CT Mirror: Some Want More, Some Less: Malloy Budget Sparks Tax Debate
 In the first 24 hours since unveiling his new budget, Gov. Dannel P. Malloy has heard from state and local officials, including some from other states. … Malloy's new budget would slash aid to hospitals to offset the cost of treating uninsured patients. It also would eliminate Medicaid coverage for thousands of poor parents with the expectation that they would get private coverage as part of federal health reform, eliminate the state-run Charter Oak Health Plan and slash payments to hospitals (Phaneuf, 2/7).

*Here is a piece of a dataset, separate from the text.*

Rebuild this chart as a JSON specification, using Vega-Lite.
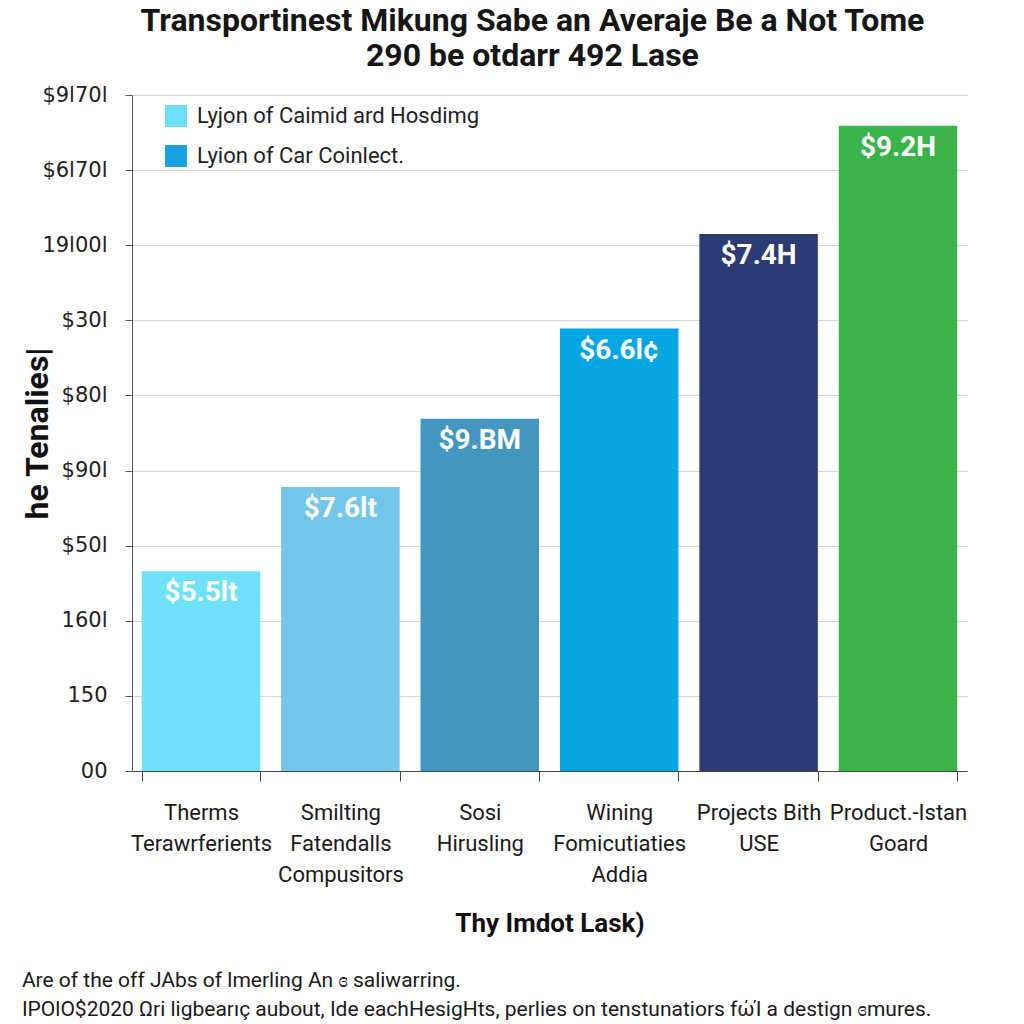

Boston Globe: Insurers Say Health Spending On Rise In Mass.
Despite more modest increases in recent years and a state push to hold down costs, the message from health insurance executives gathered here Thursday for a market outlook seminar was clear: Massachusetts health spending is heading up in 2013. Representatives from the state’s nonprofit health plans as well as national for-profit insurers doing business in Massachusetts estimated the “medical cost trend,” a key industry measure, will climb between 6 and 12 percent this year — higher than last year’s cost bump and more than double the 3.6 percent increase set as a target in a state law passed last year (Weisman, 2/8).

California Healthline: Health Reform Benchmarks Linked To FQHCs
Federally qualified health centers (FQHCs) already have shown some of the results pursued by the Affordable Care Act, according to a study released this week by the California Primary Care Association. The CPCA commissioned researchers to compare high-cost factors, such as hospital stays and emergency department use, as well as total cost of care, between FQHCs and non-FQHCs in California. Some of the findings from John Snow, Inc. Health Services Division, a public health research firm based in Boston, were released Monday and showed enviable differences in FQHC care (Gorn, 2/8).

Kansas Health Institute: Dentist Groups Announce Scholarships For Dentists Going To Rural Areas
Organizations representing dentists today announced the first three scholarships awarded under the Kansas Initiative for New Dentists (KIND), which is aimed at steering more dentists to rural parts of the state. Representatives from the Kansas Dental Association and the Delta Dental of Kansas Foundation said $25,000 per year scholarships would be given to three students who have agreed to serve in counties with fewer than 50,000 people for at least two years per year of scholarship accepted (Cauthon, 2/7).

The Denver Post: Colorado Loans To Groceries Aim For Greener Good In Obesity Fight
Frustrated by lack of progress in the obesity fight, one of the nation's richest health charities will pay to build better stores and buy greener groceries itself, if it has to. The Colorado Health Foundation has set aside $7.1 million for a loan-and-grant fund aimed at grocery stores and retail developers that need a subsidy to supply more nutritious goods in "food deserts” (Booth, 2/8).